Freikorps Caspari


The Freikorps Caspari was a German anti-communist paramilitary unit, formed and led by Colonel Walter Caspari. It was part of the wider Freikorps movement, volunteer fighters who harshly suppressed socialists, anarchists and communists.

History

In the wake of the First World War, the new Weimar Republic saw a massive increase in revolutionary activity, culminating in the German Revolution of 1918–19. The multi-faceted revolution saw large numbers of workers' and soldiers' councils form, and several socialist republics declared.
In the city of Bremen, the Bremen Soviet Republic was declared in early January 1919. After a month, following the suppression of the Spartacist uprising, Gustav Noske authorized a military intervention against Bremen's revolutionaries. Colonel Wilhelm Gerstenberg organized the "Division Gerstenberg" to participate in the attack, which was soon joined by the Freikorps Caspari, formed by Walter Caspari. Caspari, a veteran of the Boxer Rebellion and the First World War, had previously been expelled from the Bremen workers' and soldiers' council after communist pressure.
The volunteer unit, numbering about 600 fighters, attacked Bremen jointly with Gerstenberg's troops on 4 February at 10:15. They were met by considerable, but uncoordinated, resistance.
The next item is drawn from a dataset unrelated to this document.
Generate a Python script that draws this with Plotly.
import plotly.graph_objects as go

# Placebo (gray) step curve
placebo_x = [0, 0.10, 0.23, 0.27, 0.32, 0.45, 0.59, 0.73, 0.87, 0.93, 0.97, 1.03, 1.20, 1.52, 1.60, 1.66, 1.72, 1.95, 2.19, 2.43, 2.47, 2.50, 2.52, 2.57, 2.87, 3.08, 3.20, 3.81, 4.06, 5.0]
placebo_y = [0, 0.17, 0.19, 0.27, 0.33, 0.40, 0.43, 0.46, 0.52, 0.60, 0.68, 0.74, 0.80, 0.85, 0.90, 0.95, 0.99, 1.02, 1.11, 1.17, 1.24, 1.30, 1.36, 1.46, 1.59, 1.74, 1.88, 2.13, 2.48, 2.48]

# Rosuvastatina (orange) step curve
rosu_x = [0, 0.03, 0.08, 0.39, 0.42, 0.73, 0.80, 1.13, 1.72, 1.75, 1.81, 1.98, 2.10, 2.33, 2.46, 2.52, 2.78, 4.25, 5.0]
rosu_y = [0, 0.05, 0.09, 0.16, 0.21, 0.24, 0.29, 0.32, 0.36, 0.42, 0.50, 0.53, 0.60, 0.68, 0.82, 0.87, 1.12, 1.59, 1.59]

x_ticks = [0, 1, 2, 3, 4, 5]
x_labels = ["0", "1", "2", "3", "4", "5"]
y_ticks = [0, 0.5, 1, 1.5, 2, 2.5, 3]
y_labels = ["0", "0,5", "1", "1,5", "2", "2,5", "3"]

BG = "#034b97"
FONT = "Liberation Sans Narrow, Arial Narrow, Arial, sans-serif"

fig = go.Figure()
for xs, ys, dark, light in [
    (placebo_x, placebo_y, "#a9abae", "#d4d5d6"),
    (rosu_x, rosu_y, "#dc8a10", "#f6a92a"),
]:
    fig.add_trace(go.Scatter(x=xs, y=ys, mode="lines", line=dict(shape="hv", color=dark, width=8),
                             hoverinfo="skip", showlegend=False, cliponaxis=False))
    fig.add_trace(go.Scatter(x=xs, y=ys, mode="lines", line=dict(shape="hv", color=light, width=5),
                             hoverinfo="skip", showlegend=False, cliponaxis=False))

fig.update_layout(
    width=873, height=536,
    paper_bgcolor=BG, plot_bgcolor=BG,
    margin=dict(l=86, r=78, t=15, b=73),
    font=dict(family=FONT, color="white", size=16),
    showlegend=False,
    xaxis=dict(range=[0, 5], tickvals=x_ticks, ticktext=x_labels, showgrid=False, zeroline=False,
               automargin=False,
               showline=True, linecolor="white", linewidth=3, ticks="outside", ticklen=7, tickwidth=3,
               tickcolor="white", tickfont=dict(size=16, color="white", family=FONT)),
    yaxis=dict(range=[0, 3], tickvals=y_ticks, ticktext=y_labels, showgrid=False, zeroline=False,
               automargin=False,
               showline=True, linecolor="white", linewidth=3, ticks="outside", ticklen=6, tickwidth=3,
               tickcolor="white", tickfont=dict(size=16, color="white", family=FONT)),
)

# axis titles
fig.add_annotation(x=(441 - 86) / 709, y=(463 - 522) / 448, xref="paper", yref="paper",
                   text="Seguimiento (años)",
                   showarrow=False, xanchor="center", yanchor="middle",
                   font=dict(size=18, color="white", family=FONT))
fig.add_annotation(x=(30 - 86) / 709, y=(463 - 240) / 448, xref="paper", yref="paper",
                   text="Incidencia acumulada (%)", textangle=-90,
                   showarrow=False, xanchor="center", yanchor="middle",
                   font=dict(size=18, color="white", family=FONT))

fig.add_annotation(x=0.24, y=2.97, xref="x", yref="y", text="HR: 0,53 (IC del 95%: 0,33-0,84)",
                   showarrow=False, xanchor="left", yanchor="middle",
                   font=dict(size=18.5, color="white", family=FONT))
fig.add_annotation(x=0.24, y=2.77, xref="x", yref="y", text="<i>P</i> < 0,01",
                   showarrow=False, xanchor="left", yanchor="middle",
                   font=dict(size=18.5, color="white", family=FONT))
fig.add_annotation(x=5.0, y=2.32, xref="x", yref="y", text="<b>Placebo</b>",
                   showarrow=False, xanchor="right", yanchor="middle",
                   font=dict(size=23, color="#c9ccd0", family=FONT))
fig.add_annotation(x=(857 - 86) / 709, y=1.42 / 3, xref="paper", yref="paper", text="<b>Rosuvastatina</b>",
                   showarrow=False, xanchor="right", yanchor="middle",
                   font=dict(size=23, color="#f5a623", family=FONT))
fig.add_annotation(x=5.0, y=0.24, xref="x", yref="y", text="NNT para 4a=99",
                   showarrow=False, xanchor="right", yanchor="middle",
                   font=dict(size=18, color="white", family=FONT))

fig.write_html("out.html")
In the ensuing combat, twenty-four anti-communist fighters and twenty-eight armed workers were killed, in addition to twenty-nine civilian casualties. While the suppression was not as bloody as elsewhere in Germany at the time, many radicals were killed or arrested afterwards.
In the aftermath of Freikorps Caspari's actions, there have been several monuments erected to the memory of their dead. One memorial was put up on a cemetery in Bremen already in the 1920s, another - the statue Der Jüngling by Herbert Kubica - was erected in 1936. The statue was denazified in the years after the war, and purged of any mention of the Freikorps Caspari or Division Gerstenberg.